Giancarlo Bosetti Editor-in-chief
Association for dialogue and intercultural understanding
Essays
Monday, 13 May 2013

Many Cultures, One Citizenship

Alain Touraine

Two opposite statements must be rejected with the same rigor. First (1) is that a few countries have identified themselves with modernity by their scientific, technical and economic achievement and that the rest of the world, which is lagging behind the ‘advanced countries’, must follow in their footsteps and imitate their example. The article first of all sets out the falsity of such a statement, because there is not one but many western paths of modernization, and indicates that it is nothing but a colonialist ideology, which spread from European and American societies and cultures and destroyed all independent efforts of modernization in other countries, in particular China. The hegemony of the western capitalist model is more than challenged by other ways of modernization, for though the soviet model has failed, other countries are ‘emerging’ or have already emerged. Second (2) the opposite representation defends the idea of a complete multiculturalism including political regimes and human rights. It fights against the previous colonialist model and supports a total relativism. But this view makes impossible the communication between completely different countries and cultures and reciprocal fear leads to an extreme conflict between ‘civilizations’, such as S. Huntington has described. This view leads to the conclusion that war is inevitable if each civilization has a complete internal unity and a complete control on all its activities. But the world is not divided into various theocratic states: no single theocratic state commands the whole or the majority of Muslim population. The central problem remains real and difficult: how to combine unity and diversity, the difference between cultures and the capacity for them to communicate with each other? The most useful idea is to elaborate one general definition of modernity, as a culture which is based on universalistic principles. The western mode of modernization is not the only possible one; nor is it at all sure that the western process of separation of temporal and spiritual powers is the only possibility. We cannot assert that universalism must penetrate social life only through political institutions and citizenship. It is beyond any reasonable doubt that modernity, with its universalistic components, cannot be identified with only one type of social organization and cultural values.


I- Our subject-matter is typically one which makes impossible answers in black or white. It is as impossible to identify one or a few countries with modernity, meaning that the rest of the world is under-developed and follows the example of earlier developed countries as to believe in a complete cultural pluralism which would make communication among cultures impossible. All acceptable answers must be ambivalent. Our really central target should be to propose a combination between the two opposed but may be complementary points of view.

The idea that there is only one way to reach modernity should be totally rejected because it does not correspond at all with observable facts.

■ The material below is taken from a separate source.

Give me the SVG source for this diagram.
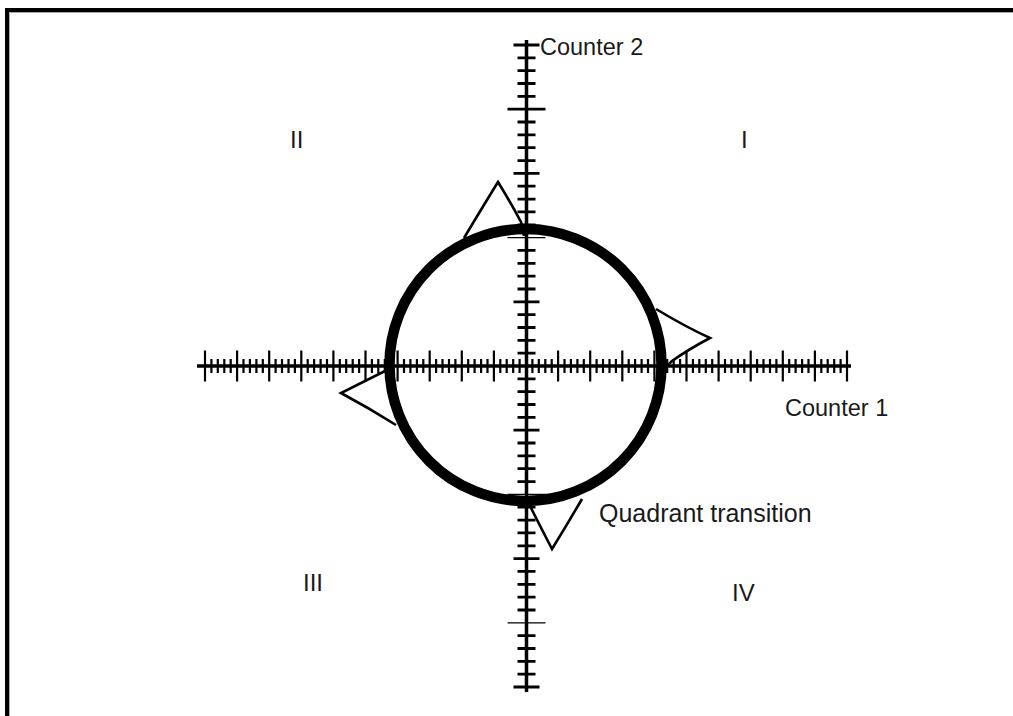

First of all because of its naively colonialist or imperialist content. All countries do not form a line in which each country must follow the tracks of the country which is before it. No African, Asian or Latin American countries have entirely followed the patterns of the European or North American modernization. It would be a ridiculous mistake to eliminate the power relations by which rich and powerful countries have imposed on poor and weaker ones their institutions, their religious creeds, their methods of education and even their military needs. A linear view of modernization process is quite erroneous. It is true that many countries after their decolonization have maintained some elements of the social and cultural orientations of the metropolis and especially its language and often its legal institutions. But it should be as unreal to defend the idea of a complete difference among countries as to defend the opposite idea of one and only one rational process of modernization. Long time ago, in industrial management the taylorian‘s idea of the “one best way” has been abandoned. It’s necessary and urgent to do the same in international comparisons. The truth is that today a rather small minority of people in industrialized countries still defend the idea that all countries should follow the old countries’ path.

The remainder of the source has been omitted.